VGSE: Visually-Grounded Semantic Embeddings for Zero-Shot Learning


Wenjia Xu, Yongqin Xian, Jiuniu Wang, Zeynep Akata, Bernt Schiele

Paper Code English Blog 中文介绍

Introduction


Semantic embeddings aggregated for every class live in a vector space that associates different classes, even when visual examples of these classes are not available. Therefore, they facilitate the knowledge transfer in zero-shot learning (ZSL) and are used as side-information in other computer vision tasks like fashion trend forecast, face recognition and manipulation. Human annotated attributes are widely used semantic embeddings. However, obtaining attributes is often a labor-intensive process. Previous work tackle this problem by using word embeddings for class names, or semantic embeddings from online encyclopedia articles. However, some of these relations may not be visually detectable by machines, resulting in a poor performance in zero-shot learning.

teaser figure

To this end, we propose the Visually-Grounded Semantic Embedding (VGSE) Network to discover semantic embeddings with minimal human supervision (we only use category labels for seen class images). To fully unearth the visual properties shared across different categories, our model discovers semantic embeddings by assigning image patches into various clusters according to their visual similarity.

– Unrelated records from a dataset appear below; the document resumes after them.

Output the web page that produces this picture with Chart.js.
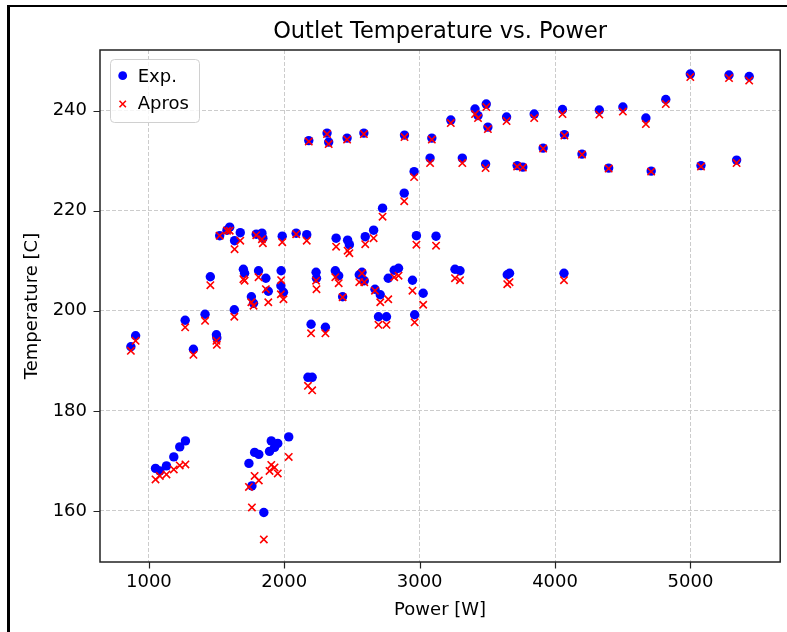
<!DOCTYPE html>
<html>
<head>
<meta charset="utf-8">
<title>Outlet Temperature vs. Power</title>
<script src="https://cdn.jsdelivr.net/npm/chart.js@4/dist/chart.umd.min.js"></script>
<style>
  html, body { margin: 0; padding: 0; background: #fff; }
  #wrap { width: 787px; height: 632px; }
</style>
</head>
<body>
<div id="wrap"><canvas id="scatter-chart" width="787" height="632"></canvas></div>
<script>
// power [W], shared by both series
var power = [867, 902, 1049, 1081, 1130, 1184, 1228, 1270, 1268, 1329,
    1415, 1454, 1499, 1502, 1523, 1577, 1597, 1631, 1633, 1675,
    1698, 1707, 1739, 1757, 1761, 1773, 1781, 1793, 1810, 1812,
    1835, 1842, 1849, 1864, 1882, 1891, 1904, 1928, 1952, 1977,
    1975, 1994, 1985, 2033, 2088, 2166, 2175, 2206, 2181, 2198,
    2235, 2238, 2304, 2316, 2328, 2377, 2383, 2402, 2431, 2464,
    2468, 2481, 2554, 2574, 2591, 2588, 2598, 2660, 2670, 2696,
    2709, 2726, 2755, 2768, 2812, 2844, 2888, 2886, 2947, 2959,
    2963, 2976, 3026, 3077, 3090, 3121, 3230, 3261, 3298, 3315,
    3409, 3431, 3487, 3492, 3504, 3642, 3647, 3664, 3720, 3762,
    3846, 3912, 4055, 4069, 4066, 4199, 4327, 4396, 4501, 4671,
    4710, 4818, 4999, 5078, 5285, 5341, 5434];

// measured outlet temperature [C]
var expTemp = [192.8, 195.0, 168.5, 168.0, 169.0, 170.8, 172.8, 174.0, 198.1, 192.3,
    199.3, 206.8, 195.2, 194.6, 215.0, 216.1, 216.7, 200.2, 214.0, 215.6,
    208.3, 207.5, 169.5, 202.8, 165.0, 201.5, 171.7, 215.3, 208.0, 171.3,
    215.5, 214.5, 159.7, 206.5, 203.9, 171.9, 174.0, 172.7, 173.5, 208.0,
    205.0, 203.7, 214.9, 174.8, 215.5, 215.2, 186.7, 186.7, 234.0, 197.3,
    207.7, 206.5, 196.7, 235.5, 233.7, 208.0, 214.5, 207.0, 202.8, 234.5,
    214.1, 213.2, 207.2, 207.7, 206.0, 235.5, 214.8, 216.1, 204.3, 198.8,
    203.2, 220.5, 198.8, 206.5, 208.1, 208.5, 235.1, 223.5, 206.1, 227.8,
    199.2, 215.0, 203.5, 230.5, 234.5, 214.9, 238.1, 208.3, 208.0, 230.5,
    240.3, 239.0, 229.3, 241.3, 236.7, 238.7, 207.2, 207.5, 229.0, 228.7,
    239.3, 232.5, 240.2, 235.2, 207.5, 231.3, 240.1, 228.5, 240.7, 238.5,
    227.9, 242.2, 247.3, 229.0, 247.1, 230.1, 246.8];

// simulated (Apros) outlet temperature [C]
var aprosTemp = [192.0, 194.0, 166.3, 167.0, 167.3, 168.3, 169.1, 169.3, 196.7, 191.2,
    198.0, 205.1, 194.0, 193.2, 215.0, 216.0, 216.0, 198.8, 212.3, 214.0,
    206.3, 206.0, 164.8, 201.7, 160.7, 201.0, 167.0, 215.1, 206.7, 166.1,
    214.3, 213.5, 154.3, 204.3, 201.7, 168.0, 169.2, 168.7, 167.5, 206.1,
    203.3, 202.3, 213.7, 170.8, 215.3, 214.0, 185.0, 184.1, 233.8, 195.5,
    206.0, 204.3, 195.5, 235.3, 233.3, 206.7, 212.8, 205.5, 202.7, 234.2,
    212.0, 211.5, 205.7, 207.5, 205.7, 235.3, 213.3, 214.5, 204.0, 197.2,
    201.7, 218.8, 197.2, 202.3, 206.7, 207.0, 234.7, 221.9, 204.0, 226.7,
    197.7, 213.2, 201.2, 229.5, 234.2, 213.0, 237.5, 206.5, 206.1, 229.5,
    239.3, 238.5, 228.5, 240.7, 236.3, 237.9, 205.3, 205.7, 228.8, 228.6,
    238.5, 232.4, 239.3, 235.0, 206.1, 231.2, 239.2, 228.4, 239.8, 237.3,
    227.8, 241.3, 246.7, 228.8, 246.5, 229.5, 246.0];

var seriesNames = ['Exp.', 'Apros'];
var xTicks = [1000, 2000, 3000, 4000, 5000];
var yTicks = [160, 180, 200, 220, 240];

var FONT = '"DejaVu Sans", "Liberation Sans", sans-serif';
Chart.defaults.font.family = FONT;
Chart.defaults.color = '#000';

function toPoints(ys) {
    return power.map(function (p, i) {
        return { x: p, y: ys[i] };
    });
}

// title, frame, tick marks and the legend drawn the matplotlib way
var decorPlugin = {
    id: 'decor',
    afterDraw: function (chart) {
        var ctx = chart.ctx;
        var a = chart.chartArea;
        var xs = chart.scales.x;
        var ys = chart.scales.y;
        ctx.save();

        // outer border of the screenshot (top and left only)
        ctx.fillStyle = '#000';
        ctx.fillRect(7, 5, 780, 2);
        ctx.fillRect(7, 5, 3, 627);

        // axes frame
        ctx.strokeStyle = '#222';
        ctx.lineWidth = 1.5;
        ctx.strokeRect(a.left, a.top, a.right - a.left, a.bottom - a.top);

        // tick marks
        ctx.lineWidth = 1.2;
        ctx.beginPath();
        xTicks.forEach(function (v) {
            var px = Math.round(xs.getPixelForValue(v)) + 0.5;
            ctx.moveTo(px, a.bottom);
            ctx.lineTo(px, a.bottom + 6.5);
        });
        yTicks.forEach(function (v) {
            var py = Math.round(ys.getPixelForValue(v)) + 0.5;
            ctx.moveTo(a.left, py);
            ctx.lineTo(a.left - 6.5, py);
        });
        ctx.stroke();

        // title
        ctx.fillStyle = '#000';
        ctx.font = '22.5px ' + FONT;
        ctx.textAlign = 'center';
        ctx.textBaseline = 'alphabetic';
        ctx.fillText('Outlet Temperature vs. Power', (a.left + a.right) / 2, 38);

        // legend
        var lx = 110, ly = 59, lw = 89, lh = 63;
        ctx.beginPath();
        ctx.roundRect(lx + 0.5, ly + 0.5, lw, lh, 4);
        ctx.fillStyle = 'rgba(255,255,255,0.8)';
        ctx.fill();
        ctx.strokeStyle = '#d0d0d0';
        ctx.lineWidth = 1;
        ctx.stroke();

        ctx.fillStyle = 'blue';
        ctx.beginPath();
        ctx.arc(122.7, 75.7, 4.4, 0, Math.PI * 2);
        ctx.fill();

        ctx.strokeStyle = 'red';
        ctx.lineWidth = 1.6;
        ctx.beginPath();
        ctx.moveTo(119.5, 100.8); ctx.lineTo(125.9, 107.2);
        ctx.moveTo(125.9, 100.8); ctx.lineTo(119.5, 107.2);
        ctx.stroke();

        ctx.fillStyle = '#000';
        ctx.font = '18px ' + FONT;
        ctx.textAlign = 'left';
        ctx.fillText(seriesNames[0], 137.7, 82);
        ctx.fillText(seriesNames[1], 137.7, 109);

        ctx.restore();
    }
};

var scatterOptions = {
    type: 'scatter',
    data: {
        datasets: [
            {
                label: seriesNames[0],
                data: toPoints(expTemp),
                pointStyle: 'circle',
                pointRadius: 4.7,
                pointBorderWidth: 0,
                backgroundColor: 'blue',
                borderColor: 'blue',
                order: 2
            },
            {
                label: seriesNames[1],
                data: toPoints(aprosTemp),
                pointStyle: 'crossRot',
                pointRadius: 5.2,
                pointBorderWidth: 1.6,
                backgroundColor: 'red',
                borderColor: 'red',
                order: 1
            }
        ]
    },
    options: {
        responsive: false,
        animation: false,
        events: [],
        layout: {
            padding: { top: 50, right: 5, left: 0, bottom: 0 }
        },
        plugins: {
            legend: { display: false },
            title: { display: false },
            tooltip: { enabled: false }
        },
        scales: {
            x: {
                type: 'linear',
                min: 639,
                max: 5663,
                afterBuildTicks: function (scale) {
                    scale.ticks = xTicks.map(function (v) { return { value: v }; });
                },
                afterFit: function (scale) {
                    scale.height = 70;
                },
                ticks: {
                    maxRotation: 0,
                    padding: 10,
                    font: { size: 18 },
                    callback: function (v) { return String(v); }
                },
                grid: { color: '#cccccc', lineWidth: 1, drawTicks: false },
                border: { display: false, dash: [4, 2] },
                title: {
                    display: true,
                    text: 'Power [W]',
                    font: { size: 18 },
                    padding: { top: 0, bottom: 11 }
                }
            },
            y: {
                type: 'linear',
                min: 149.8,
                max: 252.1,
                afterBuildTicks: function (scale) {
                    scale.ticks = yTicks.map(function (v) { return { value: v }; });
                },
                afterFit: function (scale) {
                    scale.width = 100;
                },
                ticks: {
                    padding: 13,
                    font: { size: 18 },
                    callback: function (v) { return String(v); }
                },
                grid: { color: '#cccccc', lineWidth: 1, drawTicks: false },
                border: { display: false, dash: [4, 2] },
                title: {
                    display: true,
                    text: 'Temperature [C]',
                    font: { size: 18 },
                    padding: { top: 22, bottom: 0 }
                }
            }
        }
    },
    plugins: [decorPlugin]
};

var scatterCtx = document.getElementById('scatter-chart');
var scatterChart = new Chart(scatterCtx, scatterOptions);
</script>
</body>
</html>
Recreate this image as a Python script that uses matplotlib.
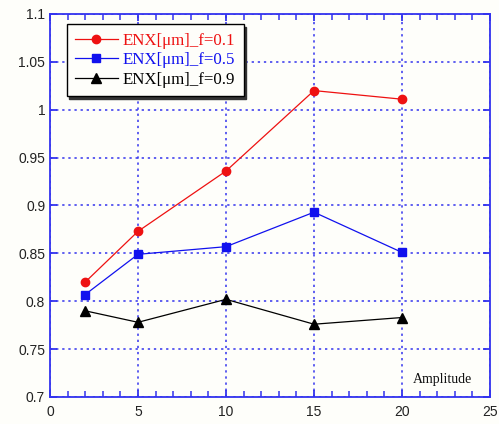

Besides, we further impose class discrimination and semantic relatedness of the semantic embeddings, to benefit their ability in transferring knowledge between classes in ZSL.

Qualitative Results


We show the 2D visualization of image patches in the AWA2, where $10,000$ image patches are presented by projecting their embeddings $a_{nt}$ onto two dimensions with t-SNE. To picture the distribution of the semantic embedding space, we sample several visual clusters~(dots marked in the same color) and the image patches from the cluster center of both seen and unseen categories.

teaser figure

We observe that samples in the same cluster tend to gather together, indicating that the embeddings provide discriminative information. Besides, images patches in one cluster do convey consistent visual properties, though coming from disjoint categories. For instance, the white fur appears on rabbit, polar bear, and fox are clustered into one group. We further observe that nearly all clusters consist images from more than one categories. It indicates that the clusters we learned contain semantic properties shared across seen classes, and can be transferred to unseen classes. Another interesting observation is that our VGSE clusters discover visual properties that my be neglected by human-annotated attributes, e.g., the cage appear for hamsters and rat.